§ **DATA FOR THE TASK**

START

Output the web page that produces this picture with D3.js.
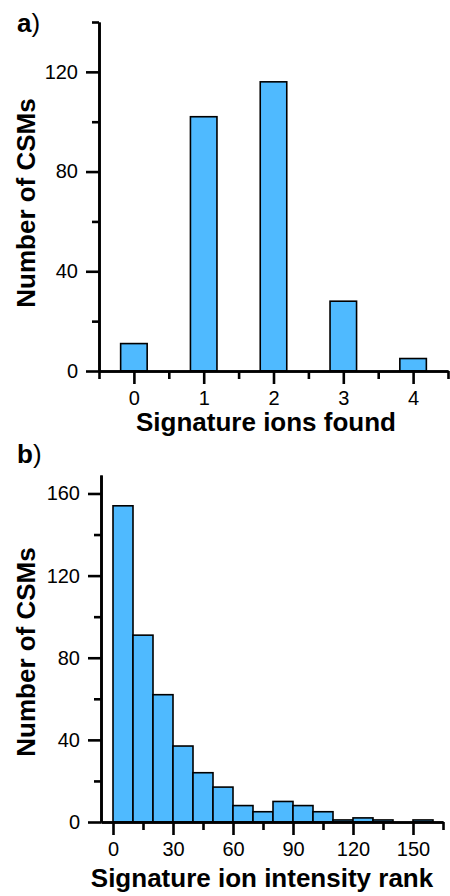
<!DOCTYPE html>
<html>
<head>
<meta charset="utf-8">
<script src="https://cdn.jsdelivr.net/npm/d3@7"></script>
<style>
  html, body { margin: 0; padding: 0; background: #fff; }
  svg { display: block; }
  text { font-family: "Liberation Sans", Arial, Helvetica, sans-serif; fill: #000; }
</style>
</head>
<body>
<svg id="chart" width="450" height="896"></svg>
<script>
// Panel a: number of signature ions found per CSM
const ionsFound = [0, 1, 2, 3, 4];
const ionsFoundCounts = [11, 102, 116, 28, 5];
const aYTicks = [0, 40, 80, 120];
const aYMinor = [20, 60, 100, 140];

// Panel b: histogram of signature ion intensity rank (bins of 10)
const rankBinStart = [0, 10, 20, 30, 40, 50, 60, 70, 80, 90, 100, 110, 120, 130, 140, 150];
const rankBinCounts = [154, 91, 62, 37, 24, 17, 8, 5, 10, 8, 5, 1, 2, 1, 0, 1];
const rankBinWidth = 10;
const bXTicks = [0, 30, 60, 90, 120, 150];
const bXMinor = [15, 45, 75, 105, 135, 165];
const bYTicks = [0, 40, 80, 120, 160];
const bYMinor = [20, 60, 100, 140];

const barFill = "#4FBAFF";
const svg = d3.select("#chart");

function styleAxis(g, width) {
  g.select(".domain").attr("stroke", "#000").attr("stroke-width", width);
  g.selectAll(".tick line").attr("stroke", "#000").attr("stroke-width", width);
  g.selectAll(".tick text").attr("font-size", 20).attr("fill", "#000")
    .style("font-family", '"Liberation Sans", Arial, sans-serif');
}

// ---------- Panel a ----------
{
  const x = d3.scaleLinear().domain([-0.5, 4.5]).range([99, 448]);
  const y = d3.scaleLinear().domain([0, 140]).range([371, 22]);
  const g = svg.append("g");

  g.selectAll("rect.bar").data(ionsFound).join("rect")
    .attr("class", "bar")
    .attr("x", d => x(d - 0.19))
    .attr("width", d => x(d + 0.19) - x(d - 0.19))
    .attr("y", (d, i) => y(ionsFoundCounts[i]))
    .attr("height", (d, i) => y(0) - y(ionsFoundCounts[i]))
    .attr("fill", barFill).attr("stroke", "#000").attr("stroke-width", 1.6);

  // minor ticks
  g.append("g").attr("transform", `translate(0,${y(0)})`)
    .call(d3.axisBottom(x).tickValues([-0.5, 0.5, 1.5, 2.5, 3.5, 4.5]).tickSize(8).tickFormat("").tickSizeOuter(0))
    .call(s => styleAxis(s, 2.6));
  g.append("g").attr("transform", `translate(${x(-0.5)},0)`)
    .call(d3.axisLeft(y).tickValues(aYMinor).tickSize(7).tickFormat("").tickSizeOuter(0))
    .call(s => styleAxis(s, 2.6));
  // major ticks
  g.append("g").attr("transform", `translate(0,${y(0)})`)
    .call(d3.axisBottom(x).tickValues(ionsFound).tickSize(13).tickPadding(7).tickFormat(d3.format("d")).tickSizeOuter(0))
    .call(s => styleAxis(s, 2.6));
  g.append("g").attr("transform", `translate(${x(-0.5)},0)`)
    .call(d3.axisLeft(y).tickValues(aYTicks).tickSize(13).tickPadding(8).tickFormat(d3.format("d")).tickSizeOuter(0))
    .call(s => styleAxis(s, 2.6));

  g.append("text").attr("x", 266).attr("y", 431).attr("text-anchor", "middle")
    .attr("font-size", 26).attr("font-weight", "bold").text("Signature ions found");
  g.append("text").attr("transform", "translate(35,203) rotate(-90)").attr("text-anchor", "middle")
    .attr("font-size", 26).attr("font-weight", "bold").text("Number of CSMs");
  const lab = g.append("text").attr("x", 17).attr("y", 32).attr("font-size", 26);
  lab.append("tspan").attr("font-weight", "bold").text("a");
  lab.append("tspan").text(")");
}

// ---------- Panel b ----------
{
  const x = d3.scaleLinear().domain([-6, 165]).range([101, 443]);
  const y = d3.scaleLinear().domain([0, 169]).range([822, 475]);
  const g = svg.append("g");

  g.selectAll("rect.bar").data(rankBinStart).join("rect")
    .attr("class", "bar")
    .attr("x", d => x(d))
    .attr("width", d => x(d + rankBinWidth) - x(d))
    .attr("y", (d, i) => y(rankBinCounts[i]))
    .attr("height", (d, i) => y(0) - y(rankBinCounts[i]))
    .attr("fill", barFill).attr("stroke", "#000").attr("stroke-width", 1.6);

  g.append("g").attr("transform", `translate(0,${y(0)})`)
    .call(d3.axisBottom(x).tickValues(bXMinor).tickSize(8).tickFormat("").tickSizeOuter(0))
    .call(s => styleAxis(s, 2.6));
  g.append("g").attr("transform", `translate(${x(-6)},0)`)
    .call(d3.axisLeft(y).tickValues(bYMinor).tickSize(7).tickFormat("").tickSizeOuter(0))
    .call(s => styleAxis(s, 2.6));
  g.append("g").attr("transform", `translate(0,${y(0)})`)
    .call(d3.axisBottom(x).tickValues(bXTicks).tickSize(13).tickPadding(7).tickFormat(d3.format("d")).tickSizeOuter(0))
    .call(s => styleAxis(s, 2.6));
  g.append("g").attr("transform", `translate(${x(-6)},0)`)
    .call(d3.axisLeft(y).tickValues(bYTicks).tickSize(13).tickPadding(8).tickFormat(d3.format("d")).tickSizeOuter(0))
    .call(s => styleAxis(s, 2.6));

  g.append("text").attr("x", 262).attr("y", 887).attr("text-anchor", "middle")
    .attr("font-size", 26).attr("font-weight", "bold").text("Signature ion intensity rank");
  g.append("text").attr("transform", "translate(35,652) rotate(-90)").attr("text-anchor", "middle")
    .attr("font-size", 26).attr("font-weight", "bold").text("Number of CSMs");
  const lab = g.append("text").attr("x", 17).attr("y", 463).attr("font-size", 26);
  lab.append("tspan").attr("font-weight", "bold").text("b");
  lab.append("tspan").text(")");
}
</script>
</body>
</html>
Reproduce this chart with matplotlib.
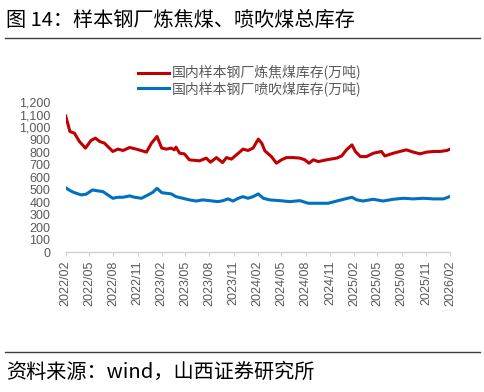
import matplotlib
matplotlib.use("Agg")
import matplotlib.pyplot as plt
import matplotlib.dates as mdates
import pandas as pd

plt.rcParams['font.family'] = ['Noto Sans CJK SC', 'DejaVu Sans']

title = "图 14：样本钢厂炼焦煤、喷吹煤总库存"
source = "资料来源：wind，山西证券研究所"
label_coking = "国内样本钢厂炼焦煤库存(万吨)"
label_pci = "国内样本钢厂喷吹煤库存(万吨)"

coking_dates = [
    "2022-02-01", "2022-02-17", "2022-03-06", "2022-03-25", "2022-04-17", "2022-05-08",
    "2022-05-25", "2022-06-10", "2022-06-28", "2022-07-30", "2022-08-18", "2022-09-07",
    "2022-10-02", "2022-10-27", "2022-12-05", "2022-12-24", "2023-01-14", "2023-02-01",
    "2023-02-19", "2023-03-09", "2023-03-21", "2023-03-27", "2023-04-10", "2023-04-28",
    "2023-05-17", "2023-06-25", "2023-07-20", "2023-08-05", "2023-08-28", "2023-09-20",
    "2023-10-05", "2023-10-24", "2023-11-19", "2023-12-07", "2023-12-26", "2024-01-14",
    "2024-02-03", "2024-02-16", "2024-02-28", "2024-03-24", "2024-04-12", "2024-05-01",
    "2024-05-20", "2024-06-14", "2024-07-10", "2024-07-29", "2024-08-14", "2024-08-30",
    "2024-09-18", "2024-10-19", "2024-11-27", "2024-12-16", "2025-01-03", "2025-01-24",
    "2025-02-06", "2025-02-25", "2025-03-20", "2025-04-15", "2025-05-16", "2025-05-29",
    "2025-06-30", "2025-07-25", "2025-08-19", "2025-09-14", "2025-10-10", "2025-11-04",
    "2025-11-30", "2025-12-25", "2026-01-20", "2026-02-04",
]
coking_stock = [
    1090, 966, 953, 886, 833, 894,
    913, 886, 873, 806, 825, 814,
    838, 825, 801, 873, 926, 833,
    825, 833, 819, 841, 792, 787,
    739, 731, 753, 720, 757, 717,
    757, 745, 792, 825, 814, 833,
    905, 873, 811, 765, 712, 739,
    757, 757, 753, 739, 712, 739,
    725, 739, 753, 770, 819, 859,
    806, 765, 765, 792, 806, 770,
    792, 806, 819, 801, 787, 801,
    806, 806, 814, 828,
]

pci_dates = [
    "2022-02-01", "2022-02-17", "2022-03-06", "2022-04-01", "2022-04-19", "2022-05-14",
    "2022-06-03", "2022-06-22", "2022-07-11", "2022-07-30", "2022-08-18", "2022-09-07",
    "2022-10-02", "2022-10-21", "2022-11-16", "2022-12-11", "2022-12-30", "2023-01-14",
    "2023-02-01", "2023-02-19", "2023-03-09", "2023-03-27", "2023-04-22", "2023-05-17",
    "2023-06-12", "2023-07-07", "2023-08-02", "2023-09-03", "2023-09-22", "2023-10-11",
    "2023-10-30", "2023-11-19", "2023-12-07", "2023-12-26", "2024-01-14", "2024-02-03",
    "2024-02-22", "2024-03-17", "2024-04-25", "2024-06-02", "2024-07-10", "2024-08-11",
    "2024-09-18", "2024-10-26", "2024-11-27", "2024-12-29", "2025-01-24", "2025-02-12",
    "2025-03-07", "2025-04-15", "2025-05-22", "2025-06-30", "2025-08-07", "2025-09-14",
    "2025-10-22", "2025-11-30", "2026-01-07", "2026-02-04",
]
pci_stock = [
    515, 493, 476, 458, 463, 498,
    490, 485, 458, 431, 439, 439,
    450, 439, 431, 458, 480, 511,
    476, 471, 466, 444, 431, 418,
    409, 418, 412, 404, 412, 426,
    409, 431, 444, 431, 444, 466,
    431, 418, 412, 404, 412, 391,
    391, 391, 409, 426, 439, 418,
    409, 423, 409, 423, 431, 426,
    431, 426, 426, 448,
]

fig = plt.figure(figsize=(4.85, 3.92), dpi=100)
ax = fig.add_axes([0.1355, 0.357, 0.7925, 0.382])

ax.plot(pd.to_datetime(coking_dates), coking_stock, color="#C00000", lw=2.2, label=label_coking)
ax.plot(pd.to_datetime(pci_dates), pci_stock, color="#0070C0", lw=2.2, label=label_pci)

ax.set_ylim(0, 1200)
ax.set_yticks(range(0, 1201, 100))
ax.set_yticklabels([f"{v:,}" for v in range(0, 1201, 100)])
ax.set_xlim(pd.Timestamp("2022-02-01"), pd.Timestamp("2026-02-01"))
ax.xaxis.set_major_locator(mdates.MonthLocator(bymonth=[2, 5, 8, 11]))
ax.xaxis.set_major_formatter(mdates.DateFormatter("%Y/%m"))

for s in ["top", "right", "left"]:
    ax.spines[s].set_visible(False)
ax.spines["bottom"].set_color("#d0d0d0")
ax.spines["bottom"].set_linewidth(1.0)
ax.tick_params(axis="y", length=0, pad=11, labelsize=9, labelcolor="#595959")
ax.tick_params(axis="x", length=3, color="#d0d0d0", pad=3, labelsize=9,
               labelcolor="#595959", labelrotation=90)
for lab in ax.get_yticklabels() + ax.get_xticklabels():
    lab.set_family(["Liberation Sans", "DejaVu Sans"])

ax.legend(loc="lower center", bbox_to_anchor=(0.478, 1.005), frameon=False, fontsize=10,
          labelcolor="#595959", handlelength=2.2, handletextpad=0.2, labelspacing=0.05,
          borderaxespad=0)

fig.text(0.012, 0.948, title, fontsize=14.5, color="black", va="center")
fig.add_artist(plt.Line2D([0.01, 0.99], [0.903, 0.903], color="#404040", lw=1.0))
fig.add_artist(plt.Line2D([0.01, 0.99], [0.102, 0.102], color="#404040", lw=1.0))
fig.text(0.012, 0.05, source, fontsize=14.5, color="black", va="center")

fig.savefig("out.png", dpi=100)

END

§ **GIVEN EXERCISE**
Take the lines from the first line of the entries through the line with "const aYMinor = [20, 60, 100, 140];", inclusive, and give them again exactly, minus any pictures.

§ **ANSWER**
Output the web page that produces this picture with D3.js.
<!DOCTYPE html>
<html>
<head>
<meta charset="utf-8">
<script src="https://cdn.jsdelivr.net/npm/d3@7"></script>
<style>
  html, body { margin: 0; padding: 0; background: #fff; }
  svg { display: block; }
  text { font-family: "Liberation Sans", Arial, Helvetica, sans-serif; fill: #000; }
</style>
</head>
<body>
<svg id="chart" width="450" height="896"></svg>
<script>
// Panel a: number of signature ions found per CSM
const ionsFound = [0, 1, 2, 3, 4];
const ionsFoundCounts = [11, 102, 116, 28, 5];
const aYTicks = [0, 40, 80, 120];
const aYMinor = [20, 60, 100, 140];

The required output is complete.